The essay's writer then turns to some good practical suggestions for how the Democrats ought to tailor their policy agenda to meet Americans' basic needs, an assertion with which I greatly agree. However, the essay, agonizingly, doesn't take the final step in reasoning that it ought to: by adopting every-man-for-himself policies, and by projecting a culture which values such a concept, the right wing is essentially, as Noam Chomsky has repeatedly observed, dismantling the civil society in America. That is, because so many people are afraid, of losing their jobs, ending up on the street, and going hungry, or of getting sick but not being able to go to the doctor, or of not being able to make mortgage payments and losing their homes, you name it, it is extraordinarily difficult for Americans to be collectively concerned with problems that don't affect them personally.

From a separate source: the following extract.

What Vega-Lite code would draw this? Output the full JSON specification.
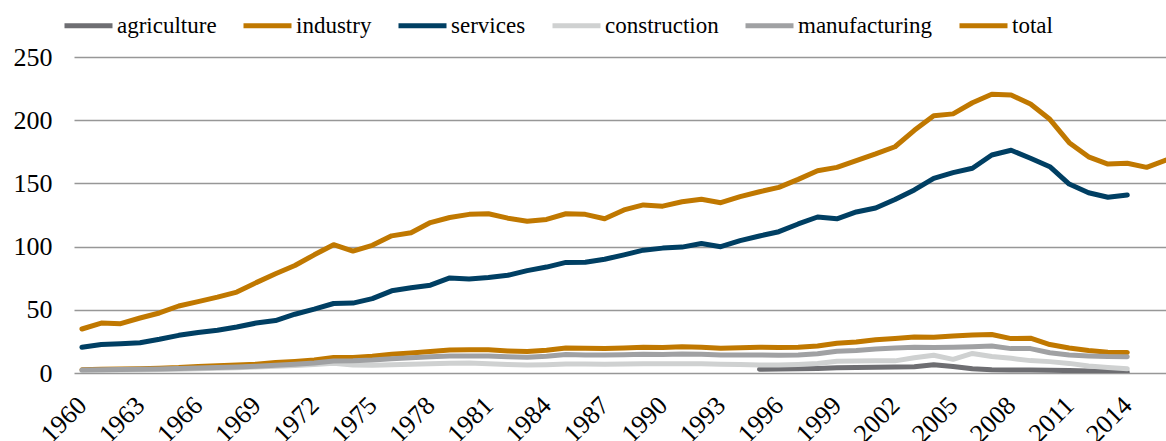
{
  "$schema": "https://vega.github.io/schema/vega-lite/v6.json",
  "autosize": {"type": "none"},
  "padding": {"left": 74, "top": 57, "right": 0, "bottom": 68},
  "width": 1092,
  "height": 316,
  "background": "white",
  "config": {
    "view": {"stroke": null}
  },
  "data": {
    "values": [
      {"year":1995,"series":"agriculture","value":3.0},{"year":1996,"series":"agriculture","value":3.1},{"year":1997,"series":"agriculture","value":3.3},{"year":1998,"series":"agriculture","value":3.6},{"year":1999,"series":"agriculture","value":4.1},{"year":2000,"series":"agriculture","value":4.4},{"year":2001,"series":"agriculture","value":4.6},{"year":2002,"series":"agriculture","value":4.7},{"year":2003,"series":"agriculture","value":5.0},{"year":2004,"series":"agriculture","value":6.6},{"year":2005,"series":"agriculture","value":5.2},{"year":2006,"series":"agriculture","value":3.3},{"year":2007,"series":"agriculture","value":2.5},{"year":2008,"series":"agriculture","value":2.4},{"year":2009,"series":"agriculture","value":2.4},{"year":2010,"series":"agriculture","value":2.2},{"year":2011,"series":"agriculture","value":1.9},{"year":2012,"series":"agriculture","value":1.5},{"year":2013,"series":"agriculture","value":1.1},{"year":2014,"series":"agriculture","value":0.8},

      {"year":1960,"series":"industry","value":2.6},{"year":1961,"series":"industry","value":2.9},{"year":1962,"series":"industry","value":3.1},{"year":1963,"series":"industry","value":3.4},{"year":1964,"series":"industry","value":3.8},{"year":1965,"series":"industry","value":4.3},{"year":1966,"series":"industry","value":5.2},{"year":1967,"series":"industry","value":5.8},{"year":1968,"series":"industry","value":6.3},{"year":1969,"series":"industry","value":7.0},{"year":1970,"series":"industry","value":8.3},{"year":1971,"series":"industry","value":9.2},{"year":1972,"series":"industry","value":10.3},{"year":1973,"series":"industry","value":12.2},{"year":1974,"series":"industry","value":12.3},{"year":1975,"series":"industry","value":13.3},{"year":1976,"series":"industry","value":14.8},{"year":1977,"series":"industry","value":15.8},{"year":1978,"series":"industry","value":17.0},{"year":1979,"series":"industry","value":18.2},{"year":1980,"series":"industry","value":18.4},{"year":1981,"series":"industry","value":18.3},{"year":1982,"series":"industry","value":17.5},{"year":1983,"series":"industry","value":17.0},{"year":1984,"series":"industry","value":18.0},{"year":1985,"series":"industry","value":19.8},{"year":1986,"series":"industry","value":19.5},{"year":1987,"series":"industry","value":19.3},{"year":1988,"series":"industry","value":19.8},{"year":1989,"series":"industry","value":20.3},{"year":1990,"series":"industry","value":20.1},{"year":1991,"series":"industry","value":20.7},{"year":1992,"series":"industry","value":20.4},{"year":1993,"series":"industry","value":19.5},{"year":1994,"series":"industry","value":20.0},{"year":1995,"series":"industry","value":20.3},{"year":1996,"series":"industry","value":20.2},{"year":1997,"series":"industry","value":20.3},{"year":1998,"series":"industry","value":21.3},{"year":1999,"series":"industry","value":23.5},{"year":2000,"series":"industry","value":24.5},{"year":2001,"series":"industry","value":26.3},{"year":2002,"series":"industry","value":27.3},{"year":2003,"series":"industry","value":28.5},{"year":2004,"series":"industry","value":28.2},{"year":2005,"series":"industry","value":29.3},{"year":2006,"series":"industry","value":30.0},{"year":2007,"series":"industry","value":30.5},{"year":2008,"series":"industry","value":27.2},{"year":2009,"series":"industry","value":27.5},{"year":2010,"series":"industry","value":22.5},{"year":2011,"series":"industry","value":19.8},{"year":2012,"series":"industry","value":17.8},{"year":2013,"series":"industry","value":16.5},{"year":2014,"series":"industry","value":16.3},

      {"year":1960,"series":"services","value":20.3},{"year":1961,"series":"services","value":22.5},{"year":1962,"series":"services","value":23.2},{"year":1963,"series":"services","value":24.0},{"year":1964,"series":"services","value":26.7},{"year":1965,"series":"services","value":29.8},{"year":1966,"series":"services","value":32.0},{"year":1967,"series":"services","value":33.8},{"year":1968,"series":"services","value":36.4},{"year":1969,"series":"services","value":39.5},{"year":1970,"series":"services","value":41.5},{"year":1971,"series":"services","value":46.5},{"year":1972,"series":"services","value":50.5},{"year":1973,"series":"services","value":55.0},{"year":1974,"series":"services","value":55.3},{"year":1975,"series":"services","value":58.8},{"year":1976,"series":"services","value":65.0},{"year":1977,"series":"services","value":67.5},{"year":1978,"series":"services","value":69.5},{"year":1979,"series":"services","value":75.2},{"year":1980,"series":"services","value":74.4},{"year":1981,"series":"services","value":75.5},{"year":1982,"series":"services","value":77.3},{"year":1983,"series":"services","value":81.0},{"year":1984,"series":"services","value":83.8},{"year":1985,"series":"services","value":87.5},{"year":1986,"series":"services","value":87.6},{"year":1987,"series":"services","value":90.0},{"year":1988,"series":"services","value":93.5},{"year":1989,"series":"services","value":97.2},{"year":1990,"series":"services","value":98.8},{"year":1991,"series":"services","value":99.6},{"year":1992,"series":"services","value":102.4},{"year":1993,"series":"services","value":99.9},{"year":1994,"series":"services","value":104.7},{"year":1995,"series":"services","value":108.4},{"year":1996,"series":"services","value":111.8},{"year":1997,"series":"services","value":117.9},{"year":1998,"series":"services","value":123.4},{"year":1999,"series":"services","value":122.0},{"year":2000,"series":"services","value":127.4},{"year":2001,"series":"services","value":130.5},{"year":2002,"series":"services","value":137.2},{"year":2003,"series":"services","value":144.8},{"year":2004,"series":"services","value":154.0},{"year":2005,"series":"services","value":158.5},{"year":2006,"series":"services","value":162.0},{"year":2007,"series":"services","value":172.5},{"year":2008,"series":"services","value":176.2},{"year":2009,"series":"services","value":169.9},{"year":2010,"series":"services","value":163.2},{"year":2011,"series":"services","value":149.5},{"year":2012,"series":"services","value":142.6},{"year":2013,"series":"services","value":139.0},{"year":2014,"series":"services","value":140.8},

      {"year":1960,"series":"construction","value":1.8},{"year":1961,"series":"construction","value":2.0},{"year":1962,"series":"construction","value":2.2},{"year":1963,"series":"construction","value":2.4},{"year":1964,"series":"construction","value":2.7},{"year":1965,"series":"construction","value":3.0},{"year":1966,"series":"construction","value":3.4},{"year":1967,"series":"construction","value":3.8},{"year":1968,"series":"construction","value":4.2},{"year":1969,"series":"construction","value":4.7},{"year":1970,"series":"construction","value":5.3},{"year":1971,"series":"construction","value":6.0},{"year":1972,"series":"construction","value":6.8},{"year":1973,"series":"construction","value":7.7},{"year":1974,"series":"construction","value":6.3},{"year":1975,"series":"construction","value":6.2},{"year":1976,"series":"construction","value":6.6},{"year":1977,"series":"construction","value":7.0},{"year":1978,"series":"construction","value":7.4},{"year":1979,"series":"construction","value":7.8},{"year":1980,"series":"construction","value":8.0},{"year":1981,"series":"construction","value":7.3},{"year":1982,"series":"construction","value":6.8},{"year":1983,"series":"construction","value":6.4},{"year":1984,"series":"construction","value":6.6},{"year":1985,"series":"construction","value":7.1},{"year":1986,"series":"construction","value":7.1},{"year":1987,"series":"construction","value":6.9},{"year":1988,"series":"construction","value":7.2},{"year":1989,"series":"construction","value":7.4},{"year":1990,"series":"construction","value":7.3},{"year":1991,"series":"construction","value":7.4},{"year":1992,"series":"construction","value":7.3},{"year":1993,"series":"construction","value":7.0},{"year":1994,"series":"construction","value":6.8},{"year":1995,"series":"construction","value":6.4},{"year":1996,"series":"construction","value":6.3},{"year":1997,"series":"construction","value":6.8},{"year":1998,"series":"construction","value":7.6},{"year":1999,"series":"construction","value":9.3},{"year":2000,"series":"construction","value":9.4},{"year":2001,"series":"construction","value":9.6},{"year":2002,"series":"construction","value":9.6},{"year":2003,"series":"construction","value":12.0},{"year":2004,"series":"construction","value":14.0},{"year":2005,"series":"construction","value":10.8},{"year":2006,"series":"construction","value":15.5},{"year":2007,"series":"construction","value":13.0},{"year":2008,"series":"construction","value":11.6},{"year":2009,"series":"construction","value":9.8},{"year":2010,"series":"construction","value":9.0},{"year":2011,"series":"construction","value":7.6},{"year":2012,"series":"construction","value":5.6},{"year":2013,"series":"construction","value":4.3},{"year":2014,"series":"construction","value":3.3},

      {"year":1960,"series":"manufacturing","value":2.3},{"year":1961,"series":"manufacturing","value":2.5},{"year":1962,"series":"manufacturing","value":2.7},{"year":1963,"series":"manufacturing","value":2.9},{"year":1964,"series":"manufacturing","value":3.2},{"year":1965,"series":"manufacturing","value":3.6},{"year":1966,"series":"manufacturing","value":4.0},{"year":1967,"series":"manufacturing","value":4.4},{"year":1968,"series":"manufacturing","value":4.8},{"year":1969,"series":"manufacturing","value":5.4},{"year":1970,"series":"manufacturing","value":6.2},{"year":1971,"series":"manufacturing","value":7.0},{"year":1972,"series":"manufacturing","value":8.0},{"year":1973,"series":"manufacturing","value":9.5},{"year":1974,"series":"manufacturing","value":9.7},{"year":1975,"series":"manufacturing","value":10.3},{"year":1976,"series":"manufacturing","value":11.3},{"year":1977,"series":"manufacturing","value":12.0},{"year":1978,"series":"manufacturing","value":12.8},{"year":1979,"series":"manufacturing","value":13.5},{"year":1980,"series":"manufacturing","value":13.5},{"year":1981,"series":"manufacturing","value":13.4},{"year":1982,"series":"manufacturing","value":12.8},{"year":1983,"series":"manufacturing","value":12.5},{"year":1984,"series":"manufacturing","value":13.3},{"year":1985,"series":"manufacturing","value":14.6},{"year":1986,"series":"manufacturing","value":14.3},{"year":1987,"series":"manufacturing","value":14.2},{"year":1988,"series":"manufacturing","value":14.5},{"year":1989,"series":"manufacturing","value":14.8},{"year":1990,"series":"manufacturing","value":14.7},{"year":1991,"series":"manufacturing","value":15.0},{"year":1992,"series":"manufacturing","value":14.8},{"year":1993,"series":"manufacturing","value":14.2},{"year":1994,"series":"manufacturing","value":14.3},{"year":1995,"series":"manufacturing","value":14.3},{"year":1996,"series":"manufacturing","value":14.1},{"year":1997,"series":"manufacturing","value":14.3},{"year":1998,"series":"manufacturing","value":15.2},{"year":1999,"series":"manufacturing","value":17.2},{"year":2000,"series":"manufacturing","value":17.8},{"year":2001,"series":"manufacturing","value":19.0},{"year":2002,"series":"manufacturing","value":19.8},{"year":2003,"series":"manufacturing","value":20.3},{"year":2004,"series":"manufacturing","value":20.2},{"year":2005,"series":"manufacturing","value":20.4},{"year":2006,"series":"manufacturing","value":20.8},{"year":2007,"series":"manufacturing","value":21.4},{"year":2008,"series":"manufacturing","value":19.3},{"year":2009,"series":"manufacturing","value":19.3},{"year":2010,"series":"manufacturing","value":16.0},{"year":2011,"series":"manufacturing","value":14.3},{"year":2012,"series":"manufacturing","value":13.5},{"year":2013,"series":"manufacturing","value":13.0},{"year":2014,"series":"manufacturing","value":12.9},

      {"year":1960,"series":"total","value":34.8},{"year":1961,"series":"total","value":39.5},{"year":1962,"series":"total","value":39.0},{"year":1963,"series":"total","value":43.5},{"year":1964,"series":"total","value":47.5},{"year":1965,"series":"total","value":53.0},{"year":1966,"series":"total","value":56.5},{"year":1967,"series":"total","value":60.0},{"year":1968,"series":"total","value":64.0},{"year":1969,"series":"total","value":71.5},{"year":1970,"series":"total","value":78.5},{"year":1971,"series":"total","value":85.0},{"year":1972,"series":"total","value":93.5},{"year":1973,"series":"total","value":101.5},{"year":1974,"series":"total","value":96.5},{"year":1975,"series":"total","value":101.0},{"year":1976,"series":"total","value":108.5},{"year":1977,"series":"total","value":111.0},{"year":1978,"series":"total","value":119.0},{"year":1979,"series":"total","value":123.0},{"year":1980,"series":"total","value":125.5},{"year":1981,"series":"total","value":126.0},{"year":1982,"series":"total","value":122.5},{"year":1983,"series":"total","value":120.0},{"year":1984,"series":"total","value":121.5},{"year":1985,"series":"total","value":126.0},{"year":1986,"series":"total","value":125.5},{"year":1987,"series":"total","value":122.0},{"year":1988,"series":"total","value":129.0},{"year":1989,"series":"total","value":133.0},{"year":1990,"series":"total","value":132.0},{"year":1991,"series":"total","value":135.5},{"year":1992,"series":"total","value":137.5},{"year":1993,"series":"total","value":134.7},{"year":1994,"series":"total","value":139.5},{"year":1995,"series":"total","value":143.4},{"year":1996,"series":"total","value":146.9},{"year":1997,"series":"total","value":153.2},{"year":1998,"series":"total","value":160.0},{"year":1999,"series":"total","value":162.7},{"year":2000,"series":"total","value":168.0},{"year":2001,"series":"total","value":173.3},{"year":2002,"series":"total","value":179.0},{"year":2003,"series":"total","value":192.0},{"year":2004,"series":"total","value":203.5},{"year":2005,"series":"total","value":205.0},{"year":2006,"series":"total","value":213.8},{"year":2007,"series":"total","value":220.5},{"year":2008,"series":"total","value":220.0},{"year":2009,"series":"total","value":212.8},{"year":2010,"series":"total","value":200.7},{"year":2011,"series":"total","value":182.2},{"year":2012,"series":"total","value":171.0},{"year":2013,"series":"total","value":165.3},{"year":2014,"series":"total","value":165.9},{"year":2015,"series":"total","value":162.7},{"year":2016,"series":"total","value":168.5}
    ]
  },
  "mark": {"type": "line", "strokeWidth": 5, "strokeCap": "round", "strokeJoin": "round", "clip": true},
  "encoding": {
    "x": {
      "field": "year", "type": "quantitative",
      "scale": {"domain": [1959.59, 2016], "nice": false, "zero": false},
      "axis": {
        "title": null, "values": [1960,1963,1966,1969,1972,1975,1978,1981,1984,1987,1990,1993,1996,1999,2002,2005,2008,2011,2014],
        "format": "d", "labelAngle": -45, "labelAlign": "right", "labelBaseline": "middle", "labelFontSize": 26, "labelFont": "serif", "labelColor": "#000000",
        "ticks": false, "domain": false, "grid": false, "labelPadding": 28, "labelOverlap": false, "labelFlush": false, "labelBound": false
      }
    },
    "y": {
      "field": "value", "type": "quantitative",
      "scale": {"domain": [0, 250], "nice": false},
      "axis": {
        "title": null, "values": [0,50,100,150,200,250], "labelFontSize": 26, "labelFont": "serif", "labelColor": "#000000",
        "ticks": false, "domain": false, "grid": true, "gridColor": "#979797", "gridWidth": 1.3, "labelPadding": 22
      }
    },
    "color": {
      "field": "series", "type": "nominal",
      "scale": {
        "domain": ["agriculture","industry","services","construction","manufacturing","total"],
        "range": ["#6e6e72","#c07800","#003f63","#cfd1d1","#a0a1a3","#c07800"]
      },
      "legend": {
        "title": null, "orient": "none", "legendX": -12, "legendY": -58, "direction": "horizontal",
        "symbolType": "stroke", "symbolSize": 2304, "symbolStrokeWidth": 5,
        "labelFontSize": 23, "labelFont": "serif", "labelColor": "#000000", "labelOffset": 2,
        "columnPadding": 16, "columns": 6
      }
    },
    "order": {"field": "year"}
  }
}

The guy next door is having a heart attack? Not my problem. Thousands of people stranded in New Orleans after the hurricane? They were stupid for not leaving. Homeless people on the street? They should get jobs. Conservative philosophy and policy have made this country forget one of the most fundamental aspects of tribal survival: we're all in this together. Instead, we now live in some crazy nightmare dystopia where people seem to have no choice but to look out for themselves only, and damn everybody else. Consequently, America is going to hell in a hand basket. Everything really is falling apart, and there appears to be no end in sight: this is how people think now. I have no idea how to reverse the damage.